To begin, just because you’ve been breached doesn’t mean your data has been exfiltrated from your systems.  You need to determine what has transpired during the breach.  If you have logging and monitoring (24/7/365) of your firewall and other edge devices in place, you will be able to see what the threat actor(s) have done.  Without this information, you can only assume that they’ve taken copies of everything!  If you do have log monitoring in place, a forensic analysis can determine what was done, when it started, how it started and how much, if any, data was exfiltrated.

The tool and team that you are using for monitoring should trigger an alert if nefarious behavior is detected.  This can help to isolate the issue and stop the threat actors before they are able to steal your data.  This would reduce the impact of the incident on your organization.

Keep in mind that even if your data is stolen, it doesn’t typically land on the Dark Web immediately after it’s been harvested…it may show up weeks, months or even years later!
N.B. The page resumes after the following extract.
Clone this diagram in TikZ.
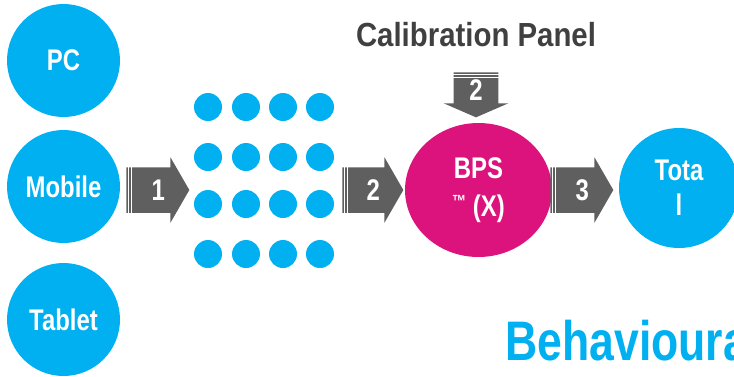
\documentclass[tikz,border=0pt]{standalone}
\usepackage{fontspec}
\setmainfont{Liberation Sans}[FakeStretch=0.8]
\newfontfamily\titlefont{Liberation Sans}[FakeStretch=0.88]
\usetikzlibrary{shapes.geometric}
\usetikzlibrary{shapes.arrows}

\definecolor{devblue}{HTML}{00B0F0}
\definecolor{bpspink}{HTML}{DC137C}
\definecolor{stepgray}{HTML}{5F5F5F}
\definecolor{titlegray}{HTML}{404040}

\tikzset{
    device/.style={shape=circle, fill=devblue, text=white, minimum size=2.26cm, inner sep=0pt,
        align=center, font=\bfseries\fontsize{17}{20}\selectfont},
    dot/.style={shape=circle, fill=devblue, minimum size=0.56cm, inner sep=0pt},
    flow/.style={shape=single arrow, anchor=tail, fill=stepgray, text=white, inner sep=2pt,
        single arrow head extend=0.2cm, single arrow tip angle=120,
        font=\bfseries\fontsize{17}{20}\selectfont},
    hflow/.style={flow, text height=16.9pt, text depth=4.6pt, minimum height=1.26cm,
        execute at begin node=\hspace*{8pt}},
    stripe/.style={white, line width=0.6pt}}

\begin{document}
\begin{tikzpicture}[x=0.02cm, y=-0.02cm]

    \useasboundingbox (0,0) rectangle (734,376);
    \clip (0,0) rectangle (734,376);

    % input devices
    \node[device] (pc) at (63.5,60.5) {PC};
    \node[device] (mobile) at (63.5,186.5) {Mobile};
    \node[device] (tablet) at (63.5,319.5) {Tablet};

    % respondents
    \foreach \x [count=\i] in {208,246,283,320}
        \foreach \y [count=\j] in {107,157,204,254}
            \node[dot] (d-\i-\j) at (\x,\y) {};

    % scoring
    \node[shape=ellipse, fill=bpspink, text=white, minimum width=2.94cm, minimum height=2.68cm,
        align=center, font=\bfseries\fontsize{17}{22}\selectfont] (bps) at (478.5,190)
        {BPS\\{\fontsize{10}{10}\selectfont\raisebox{5pt}{™}} (X)};
    \node[device, minimum size=2.4cm] (total) at (679,188) {Tota\\l};

    \node[font=\titlefont\bfseries\fontsize{19}{22}\selectfont, text=titlegray] (panel) at (476,35) {Calibration Panel};
    \node[anchor=base west, inner sep=0pt, text=devblue, font=\bfseries\fontsize{31.7}{36}\selectfont] (behav) at (505,360) {Behavioural};

    % steps
    \node[hflow] (a1) at (126,190) {1};
    \node[hflow, minimum height=1.22cm] (a2) at (342,190) {2};
    \node[hflow] (a3) at (550,190) {3};
    \node[flow, shape border rotate=270, text height=12.2pt, text depth=0pt, inner xsep=8.7pt,
        minimum height=0.9cm, single arrow tip angle=133] (a4) at (476,72) {2};

    \foreach \a in {a1,a2,a3} {
        \draw[stripe] ([shift={(2.5,-24)}]\a.tail) -- ([shift={(2.5,24)}]\a.tail);
        \draw[stripe] ([shift={(5.5,-24)}]\a.tail) -- ([shift={(5.5,24)}]\a.tail);
    }
    \draw[stripe] ([shift={(-24,2.5)}]a4.tail) -- ([shift={(24,2.5)}]a4.tail);
    \draw[stripe] ([shift={(-24,5.5)}]a4.tail) -- ([shift={(24,5.5)}]a4.tail);

\end{tikzpicture}
\end{document}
While the best defense is a good offense by deploying a comprehensive defense in depth strategy to protecting your organization and its data, you can also proactively setup monitoring of the Dark Web to see if any data from your organization appears out there for sale.  Dark Web monitoring will watch for new data being sold which contains your organization’s domain name (  Bear in mind that you can have organizational data for sale on the Dark Web even if you have not personally been breached.  Often a breach of a website such as Staples or LinkedIn can yield user names and passwords which contain your domain name.  If your employees have used passwords for those sites which are the same or similar to their domain login credentials, your organization can be at risk of a breach from that data being sold as well.  If you do find any of your information on the dark web, best practice is to change all the passwords similar to the one that has been stolen in any sites, applications or services that use it.